Na reta final para as eleições em Portugal, um embate silencioso e estratégico toma corpo nos bastidores da esquerda: o apelo ao voto útil feito por Pedro Nuno Santos, líder do Partido Socialista (PS), tem gerado desconforto entre partidos menores, em especial o Livre, que vê na narrativa uma tentativa de sufocar a diversidade política e concentrar poder sob a bandeira do pragmatismo eleitoral.
Durante um comício em Lisboa, Pedro Nuno reforçou a importância de evitar a ascensão da extrema-direita e indicou que os eleitores progressistas deveriam unir forças em torno do PS para garantir uma maioria parlamentar que bloqueie avanços conservadores. O discurso, embora comedido em palavras, carrega um peso simbólico: é um chamado ao eleitorado para que abandone os pequenos partidos em nome da “governabilidade”.
A resposta não tardou. O Livre, partido fundado com raízes no ecossocialismo e nos movimentos progressistas europeus, reagiu com veemência. Em ato na capital portuguesa, seus dirigentes criticaram o que chamaram de “chantagem emocional democrática”, defendendo que o voto não deve ser uma ferramenta de medo, mas sim de convicção. Para o Livre, a construção de uma alternativa plural e sustentável para o país passa justamente pela representação de novas vozes no Parlamento — e não pela concentração hegemônica de poder.

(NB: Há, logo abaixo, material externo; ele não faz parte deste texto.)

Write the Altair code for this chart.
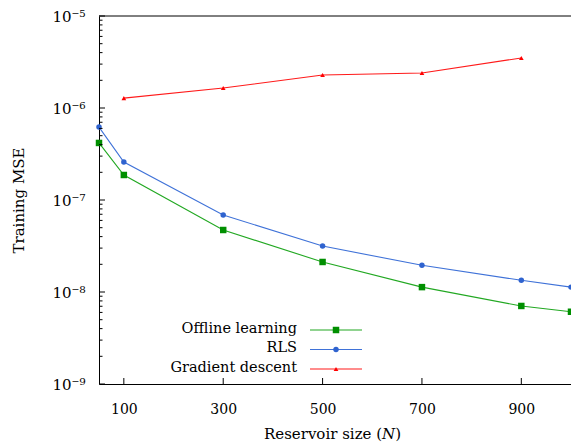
import altair as alt
import pandas as pd

# Reservoir sizes and training MSE per method
sizes = [50, 100, 300, 500, 700, 900, 1000]
offline_mse = [4.17e-7, 1.87e-7, 4.72e-8, 2.12e-8, 1.13e-8, 7.05e-9, 6.1e-9]
rls_mse = [6.2e-7, 2.59e-7, 6.87e-8, 3.16e-8, 1.95e-8, 1.34e-8, 1.13e-8]
gd_sizes = [100, 300, 500, 700, 900]
gd_mse = [1.28e-6, 1.65e-6, 2.28e-6, 2.4e-6, 3.5e-6]

series_names = ["Offline learning", "RLS", "Gradient descent"]
line_colors = ["#22a822", "#3f72d8", "#ff1a1a"]
marker_colors = ["#008f00", "#2f63cf", "#ff0000"]
marker_shapes = ["square", "circle", "triangle-up"]
marker_sizes = [42, 30, 22]

x_ticks = [100, 300, 500, 700, 900]
y_major = [1e-9, 1e-8, 1e-7, 1e-6, 1e-5]
y_minor = [m * 10.0 ** e for e in range(-9, -5) for m in range(2, 10)]

W, H = 472, 368
FONT = "DejaVu Serif"

sup = {-5: "⁻⁵", -6: "⁻⁶", -7: "⁻⁷", -8: "⁻⁸", -9: "⁻⁹"}
expo = "round(log(datum.value)/LN10)"
label_expr = "'10' + (" + " : ".join(
    f"{expo} == {k} ? '{v}'" for k, v in sup.items()) + " : '')"

xscale = alt.Scale(domain=[50, 1000], nice=False, zero=False)
yscale = alt.Scale(type="log", domain=[1e-9, 1e-5], nice=False)

xaxis = alt.Axis(values=x_ticks, ticks=False, domain=True, domainColor="black",
                 domainWidth=1, grid=False,
                 labelFontSize=14, labelPadding=18, labelFont=FONT,
                 labelColor="black",
                 title="Reservoir size (𝑁)", titleFont=FONT,
                 titleFontSize=15, titleFontWeight="normal", titleColor="black",
                 titleX=233, titleY=49, titleBaseline="middle")
yaxis = alt.Axis(values=y_major, ticks=False, domain=True, domainColor="black",
                 domainWidth=1, grid=False,
                 labelExpr=label_expr, labelFontSize=15, labelPadding=14,
                 labelFont=FONT, labelColor="black",
                 title="Training MSE", titleFont=FONT, titleColor="black",
                 titleFontSize=15, titleFontWeight="normal",
                 titleX=-81, titleY=184, titleBaseline="middle",
                 titleAlign="center")


def xenc(field):
    return alt.X(field, scale=xscale, axis=xaxis)


def yenc(field):
    return alt.Y(field, scale=yscale, axis=yaxis)


series = [
    (sizes, offline_mse),
    (sizes, rls_mse),
    (gd_sizes, gd_mse),
]

layers = []
for i, (xs, ys) in enumerate(series):
    df = pd.DataFrame({"size": xs, "mse": ys})
    base = alt.Chart(df).encode(x=xenc("size:Q"), y=yenc("mse:Q"))
    layers.append(base.mark_line(color=line_colors[i], strokeWidth=1.1))
    layers.append(base.mark_point(filled=True, opacity=1,
                                  shape=marker_shapes[i],
                                  size=marker_sizes[i],
                                  color=marker_colors[i]))

# Inward tick marks on the left and bottom axes
ytick_major = alt.Chart(pd.DataFrame({"mse": y_major})).mark_rule(
    color="black", strokeWidth=1).encode(
    y=yenc("mse:Q"), x=alt.value(0), x2=alt.value(6))
ytick_minor = alt.Chart(pd.DataFrame({"mse": y_minor})).mark_rule(
    color="black", strokeWidth=1).encode(
    y=yenc("mse:Q"), x=alt.value(0), x2=alt.value(3.5))
xtick = alt.Chart(pd.DataFrame({"size": x_ticks})).mark_rule(
    color="black", strokeWidth=1).encode(
    x=xenc("size:Q"), y=alt.value(H), y2=alt.value(H - 6))

# Top frame line
top_line = alt.Chart(pd.DataFrame({"k": [0]})).mark_rule(
    color="black", strokeWidth=1).encode(
    x=alt.value(0), x2=alt.value(W), y=alt.value(0))

# Legend drawn inside the plot: label on the left, line sample with marker on the right
legend_layers = []
row_y = [314, 333.5, 353]
one = pd.DataFrame({"k": [0]})
for i, name in enumerate(series_names):
    legend_layers.append(alt.Chart(one).mark_text(
        text=name, align="right", baseline="middle", font=FONT, fontSize=14.5,
        color="black").encode(x=alt.value(198), y=alt.value(row_y[i] - 1.5)))
    legend_layers.append(alt.Chart(one).mark_rule(
        color=line_colors[i], strokeWidth=1.1).encode(
        x=alt.value(211), x2=alt.value(263), y=alt.value(row_y[i])))
    legend_layers.append(alt.Chart(one).mark_point(
        filled=True, opacity=1, shape=marker_shapes[i], size=marker_sizes[i],
        color=marker_colors[i]).encode(x=alt.value(237), y=alt.value(row_y[i])))

chart = alt.layer(
    *layers, ytick_major, ytick_minor, xtick, top_line, *legend_layers
).properties(
    width=W, height=H,
    autosize=alt.AutoSizeParams(type="none"),
    padding={"left": 99, "top": 16, "right": 0, "bottom": 64},
    background="white",
).configure_view(
    stroke=None
).configure_text(font=FONT)

chart.save("out.html", embed_options={"renderer": "svg", "actions": False})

Esse embate expõe um velho dilema da política contemporânea: o equilíbrio entre eficácia eleitoral e representatividade democrática. Enquanto o PS tenta garantir maioria para governar com estabilidade, partidos como o Livre, Bloco de Esquerda e até mesmo alguns setores independentes alertam para os riscos de um sistema partidário cada vez mais polarizado, onde pequenas forças são empurradas para a margem do debate público.
A tensão é particularmente acentuada entre os eleitores mais jovens e urbanos, que demonstram sensibilidade tanto às causas ambientais e sociais quanto à preservação de uma democracia pluralista. Esses eleitores, muitas vezes desencantados com partidos tradicionais, encontram nas propostas do Livre e de outras legendas alternativas um refúgio para suas expectativas políticas. O apelo ao voto útil, nesse contexto, pode ser visto como um esforço para reverter esse fluxo — ainda que às custas da diversidade política.
Além disso, a retórica do voto útil carrega um subtexto perigoso: o de que apenas partidos grandes podem proteger a democracia contra o avanço da extrema-direita. Esse argumento, embora eficaz em mobilizar parte do eleitorado, pode reforçar a ideia de que o sistema político deve ser dominado por poucos atores, minando a possibilidade de inovação política e inclusão de novas perspectivas no debate institucional.
O que está em jogo não é apenas a composição do próximo Parlamento, mas o próprio conceito de democracia representativa. A pergunta que permanece, ecoando entre praças, universidades e redes sociais, é simples e complexa ao mesmo tempo: deve-se votar com a cabeça ou com o coração? Com medo ou com esperança? Pela utilidade do agora ou pela construção do amanhã?
Em tempos de incerteza política e riscos autoritários, o eleitor português se vê diante de uma escolha que ultrapassa nomes e siglas. Trata-se de decidir não apenas quem vai governar, mas que tipo de democracia se deseja cultivar — uma em que todos tenham espaço ou apenas aqueles considerados grandes o suficiente para garantir a vitória.